2 Aug 2011

US out of the woods on debt – but for how long?

President Obama has signed legislation to increase the US debt ceiling but experts tell Channel 4 News the crisis has thrown into “stark relief” the problems the country now faces.

The United States Government has pulled itself back from the precipice.

After weeks of tension, a bill allowing the debt ceiling to be raised has been signed into law by President Barack Obama after gaining the approval of Congress. It means the US will be able to borrow more money and fulfil its financial commitments, preventing the world’s largest economy from going into default.

In order to pass the bill allowing the country to borrow more, politicians agreed a series of measures to cut back spending.

The law raises the debt limit by up to $2.4tn (£1.5tn) from $14.3tn, and makes savings of at least $2.1tn in 10 years.

The bill cleared its final hurdle in the Senate by 74 votes to 26.

In a Rose Garden statement following the agreement, President Obama said this was a first step toward ensuring the US lives within its means.

He added that “defaulting would have devastated” America’s economy and that both the Democrats and the Republicans share power in Washington and “both parties must take responsibility”.

US has averted one financial crisis - but could there be more to come? (Getty)

More problems ahead?

However, economists have told Channel 4 News that there could even be bigger problems ahead for the debt-laden US.

Bloomberg TV’s Economics Correspondent and a fellow in economics at Oxford University, Dr Linda Yueh, said the crisis had “cast a light” on the fiscal challenges faced by the US, putting them in “stark relief”.

“We have known for some time that the US had a debt burden that was spiralling because of the ageing population as well as the stimulus used in the last recession,” she said.

She said the US was one of the the last major economies to put in place a deficit reduction plan – until now. But the lack of detail meant that there was still no clarity for the future.

“They still don’t have a plan for debt stability. All we know is that they have empowered a commission to come up with $1.5tr in cuts by the end of the year.

“Given the amount of debt the US is facing, the fact there isn’t that degree of detail is still a bit of a concern.
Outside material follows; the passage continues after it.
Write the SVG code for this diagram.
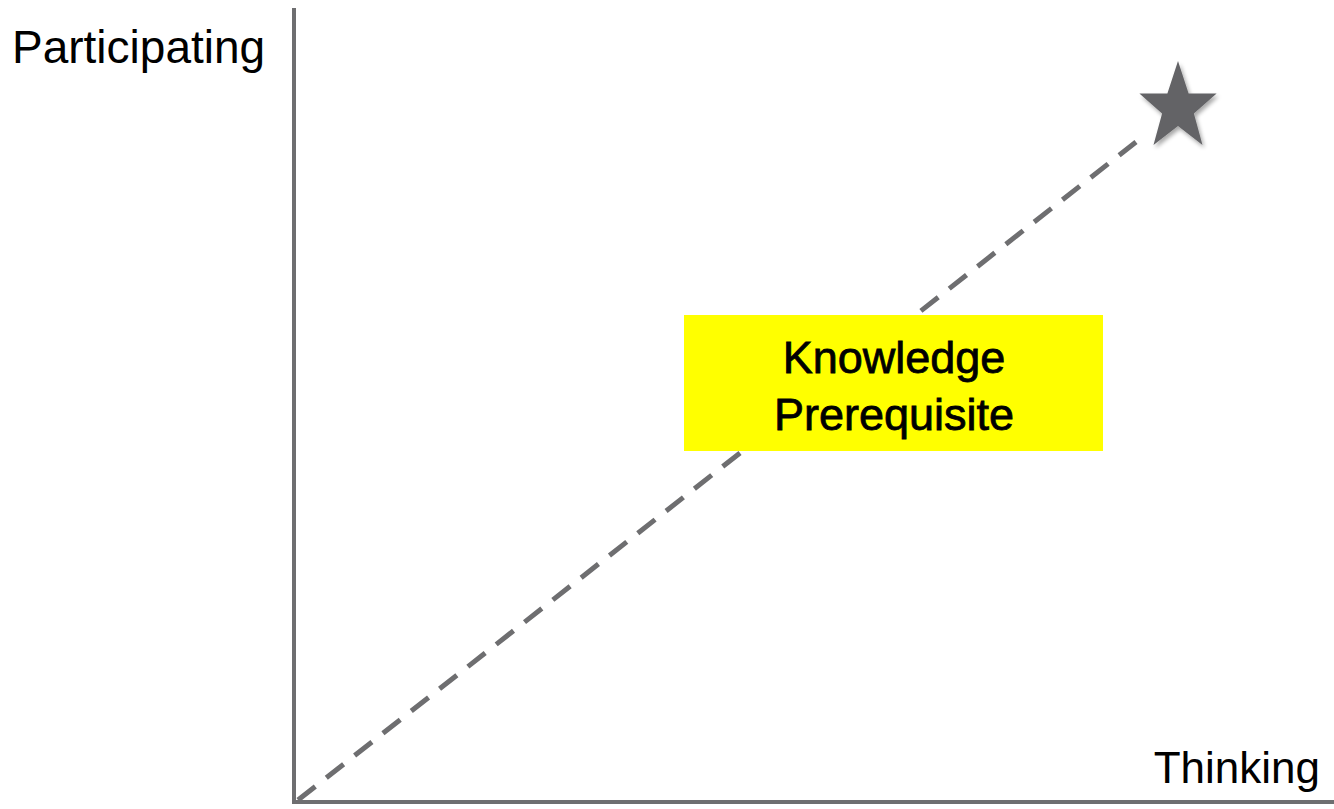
<svg xmlns="http://www.w3.org/2000/svg" width="1334" height="809" viewBox="0 0 1334 809">
  <style>
    .axis { stroke: #6e6e70; stroke-width: 4; fill: none; }
    .trend { stroke: #6e6e70; stroke-width: 5; stroke-dasharray: 22 14; fill: none; }
    .label { font-family: "Liberation Sans", Arial, sans-serif; fill: #000; }
    .box-label { stroke: #000; stroke-width: 0.8; }
  </style>
  <defs>
    <filter id="shadow" x="-30%" y="-30%" width="160%" height="160%">
      <feGaussianBlur in="SourceAlpha" stdDeviation="2"/>
      <feOffset dx="2" dy="3" result="b"/>
      <feComponentTransfer><feFuncA type="linear" slope="0.35"/></feComponentTransfer>
      <feMerge><feMergeNode/><feMergeNode in="SourceGraphic"/></feMerge>
    </filter>
  </defs>
  <rect width="1334" height="809" fill="#fff"/>

  <g id="connectors">
    <line class="trend" x1="298" y1="800" x2="1136" y2="142"/>
  </g>

  <g id="axes">
    <line class="axis" x1="294" y1="8" x2="294" y2="804"/>
    <line class="axis" x1="292" y1="802" x2="1334" y2="802"/>
  </g>

  <g id="axis-y-label">
    <text class="label" x="12" y="63" font-size="46">Participating</text>
  </g>
  <g id="axis-x-label">
    <text class="label" x="1320" y="783" font-size="44" text-anchor="end">Thinking</text>
  </g>

  <g id="goal-star" filter="url(#shadow)">
    <polygon fill="#636366" points="1178,61 1188.6,93.4 1216.6,93.4 1193.9,113.4 1202.5,145 1178,126 1153.5,145 1162.1,113.4 1139.4,93.4 1167.4,93.4"/>
  </g>

  <g id="knowledge-box">
    <rect x="684" y="315" width="419" height="136" fill="#ffff00"/>
    <text class="label box-label" x="894" y="373" font-size="45" text-anchor="middle">Knowledge</text>
    <text class="label box-label" x="894" y="430" font-size="45" text-anchor="middle">Prerequisite</text>
  </g>
</svg>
It’s like they passed one hurdle but there’s a bigger one looming,” she warned.

Questions to answer

Lea Tyler, US expert at forecasting company Oxford Economics, said the short-term crisis had been averted, but warned there were long-term questions for the US to address.

She told Channel 4 News: “The immediate crisis – which was only a crisis because we made it one, that the Treasury didn’t have the funds to pay its obligations – that we have settled for now. But we still have lots of questions to answer.

“There is an issue about the ageing population, issues around healthcare. The fact that there is too much unemployment, not enough growth in the economy, or payroll growth, or job creation – that’s a really serious problem that needs addressing. We’ve been distracted by this other stuff, particularly in the last month.”

And Dr Yueh said the crisis in the US merely reinforced the wider sense that western economies are struggling while those in the east, particularly China, are in a wholly different position.

“There has been a shift in economic weight and economic growth towards China and Asia going on for some time. This has been put into stark relief now because China seems to have decoupled. It faces its own challenges but nothing quite like the debt-laden growth challenges faced by the west,” she said.

“People have been aware of America’s problems for some time but now they’re really aware.”